How to make the call

  1. Step 1

    Define the outcome

    Decide whether success is delivery against scope or value capture after a transaction. That distinction determines whether PMO or IMO authority is required.

  2. Step 2

    Map dependencies to value

    Connect system cutovers, data migration, org changes, customer communication, and process redesign to synergy, retention, and EBITDA outcomes.

  3. Step 3

    Set decision rights

    Integration work needs explicit authority for tradeoffs across functions. Without decision rights, governance becomes status collection.

  4. Step 4

    Install escalation cadence

    Create a weekly forum where blockers are resolved by accountable executives, not parked in the RAID log.

  5. Step 5

    Measure value capture

    Track retained customers, retained staff, retired systems, migrated users, recognized savings, and stabilized operating metrics.

A PMO manages work. An IMO manages value capture. The distinction matters because post-close integrations fail less from missing trackers than from unresolved tradeoffs across customers, staff, systems, data, security, and leadership.

When the acquisition thesis depends on synergy capture, retention, platform consolidation, or Day 1 continuity, a normal PMO is usually underpowered. The work needs integration authority.

The governance test

Use a PMO when the job is bounded delivery. Use an IMO when the job is transaction value capture. Use a hybrid office when major technical workstreams need project discipline under an integration mandate.

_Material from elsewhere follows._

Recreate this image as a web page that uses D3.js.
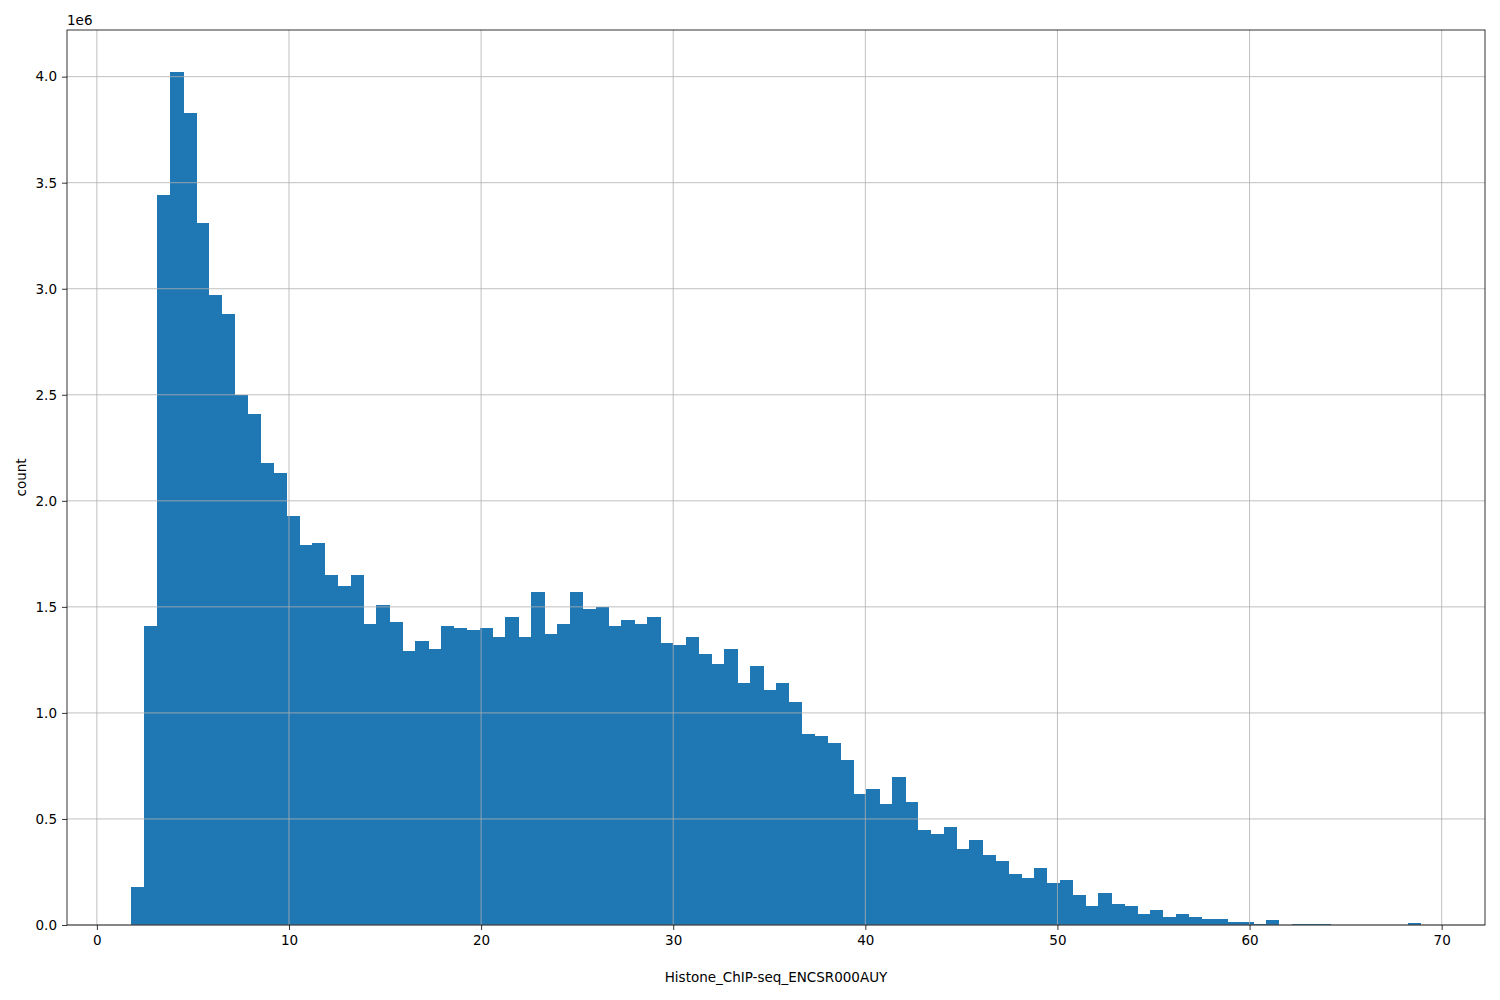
<!DOCTYPE html>
<html>
<head>
<meta charset="utf-8">
<script src="https://cdn.jsdelivr.net/npm/d3@7"></script>
<style>
  body { margin: 0; background: #fff; }
  text { font-family: "DejaVu Sans", sans-serif; }
</style>
</head>
<body>
<svg id="chart"></svg>
<script>
// histogram: 100 bins starting at binStart, width binWidth; counts in millions
const binStart = 1.80;
const binWidth = 0.671;
const counts = [
  0.18, 1.41, 3.44, 4.02, 3.83, 3.31, 2.97, 2.88, 2.50, 2.41,
  2.18, 2.13, 1.93, 1.79, 1.80, 1.65, 1.60, 1.65, 1.42, 1.51,
  1.43, 1.29, 1.34, 1.30, 1.41, 1.40, 1.39, 1.40, 1.36, 1.45,
  1.36, 1.57, 1.37, 1.42, 1.57, 1.49, 1.50, 1.41, 1.44, 1.42,
  1.45, 1.33, 1.32, 1.36, 1.28, 1.23, 1.30, 1.14, 1.22, 1.11,
  1.14, 1.05, 0.90, 0.89, 0.86, 0.78, 0.62, 0.64, 0.57, 0.70,
  0.58, 0.45, 0.43, 0.46, 0.36, 0.40, 0.33, 0.30, 0.24, 0.22,
  0.27, 0.20, 0.21, 0.14, 0.09, 0.15, 0.10, 0.09, 0.05, 0.07,
  0.04, 0.05, 0.04, 0.03, 0.03, 0.015, 0.015, 0.005, 0.025, 0,
  0.003, 0.005, 0.004, 0, 0, 0, 0, 0, 0, 0.01
];
const xTicks = [0, 10, 20, 30, 40, 50, 60, 70];
const yTicks = [0, 0.5, 1.0, 1.5, 2.0, 2.5, 3.0, 3.5, 4.0];
const xLabel = "Histone_ChIP-seq_ENCSR000AUY";
const yLabel = "count";

const W = 1500, H = 1000;
const margin = { top: 30, right: 15, bottom: 75, left: 67 };
const width = W - margin.left - margin.right;
const height = H - margin.top - margin.bottom;

const svg = d3.select("#chart").attr("width", W).attr("height", H);
const g = svg.append("g").attr("transform", `translate(${margin.left},${margin.top})`);

const dataMin = binStart, dataMax = binStart + binWidth * counts.length;
const pad = (dataMax - dataMin) * 0.05;
const x = d3.scaleLinear().domain([dataMin - pad, dataMax + pad]).range([0, width]);
const y = d3.scaleLinear().domain([0, 4.22]).range([height, 0]);

g.selectAll("rect.bar")
  .data(counts)
  .join("rect")
  .attr("class", "bar")
  .attr("x", (d, i) => x(binStart + i * binWidth))
  .attr("width", x(binWidth) - x(0) + 0.6)
  .attr("y", d => y(d))
  .attr("height", d => height - y(d))
  .attr("fill", "#1f77b4")
  .attr("shape-rendering", "crispEdges");

// grid on top of bars, like pandas hist
const grid = g.append("g");
grid.selectAll("line.gx").data(xTicks).join("line")
  .attr("x1", d => x(d)).attr("x2", d => x(d))
  .attr("y1", 0).attr("y2", height)
  .attr("stroke", "#b0b0b0").attr("stroke-width", 0.8);
grid.selectAll("line.gy").data(yTicks).join("line")
  .attr("x1", 0).attr("x2", width)
  .attr("y1", d => y(d)).attr("y2", d => y(d))
  .attr("stroke", "#b0b0b0").attr("stroke-width", 0.8);

const xAxis = g.append("g").attr("transform", `translate(0,${height})`)
  .call(d3.axisBottom(x).tickValues(xTicks).tickFormat(d3.format("d")).tickSize(5).tickPadding(5));
const yAxis = g.append("g")
  .call(d3.axisLeft(y).tickValues(yTicks).tickFormat(d3.format(".1f")).tickSize(5).tickPadding(5));
[xAxis, yAxis].forEach(a => {
  a.select(".domain").remove();
  a.selectAll("text").attr("font-size", 13.5).attr("fill", "#000");
  a.selectAll("line").attr("stroke", "#000").attr("stroke-width", 0.8);
});

g.append("rect").attr("width", width).attr("height", height)
  .attr("fill", "none").attr("stroke", "#000").attr("stroke-width", 0.8);

g.append("text").attr("x", 0).attr("y", -5).attr("font-size", 13.5).text("1e6");

svg.append("text").attr("x", margin.left + width / 2).attr("y", 982)
  .attr("text-anchor", "middle").attr("font-size", 13.5).text(xLabel);
svg.append("text").attr("transform", `translate(26,${margin.top + height / 2}) rotate(-90)`)
  .attr("text-anchor", "middle").attr("font-size", 13.5).text(yLabel);
</script>
</body>
</html>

The deciding question is simple: does the office have authority to force tradeoffs that protect the deal model?

What status reporting misses

Status reports can be green while value capture is late. A CRM consolidation may be on track while sales adoption fails. A data migration may hit the date while finance cannot produce trusted reporting. An org chart may be approved while customer ownership remains unclear.

Integration governance has to track those outcomes directly.

Operator rule

Do not call it an IMO unless it owns value capture. If the office cannot escalate decisions, protect retention, and tie workstreams to EBITDA, it is only a PMO with acquisition vocabulary.

Frequently asked

Is an IMO just a PMO for acquisitions?
No. A PMO manages delivery against a plan. An IMO manages post-close value capture across functions, decisions, people, customers, systems, and synergy timing.
When is a PMO enough?
A PMO is enough when the project has stable scope, clear owners, limited cross-functional conflict, and success does not depend on transaction synergy or operating-model redesign.
What should an IMO own?
An IMO should own Day 1 readiness, Day 100 priorities, synergy tracking, dependency escalation, retention signals, operating-model decisions, and value-at-risk.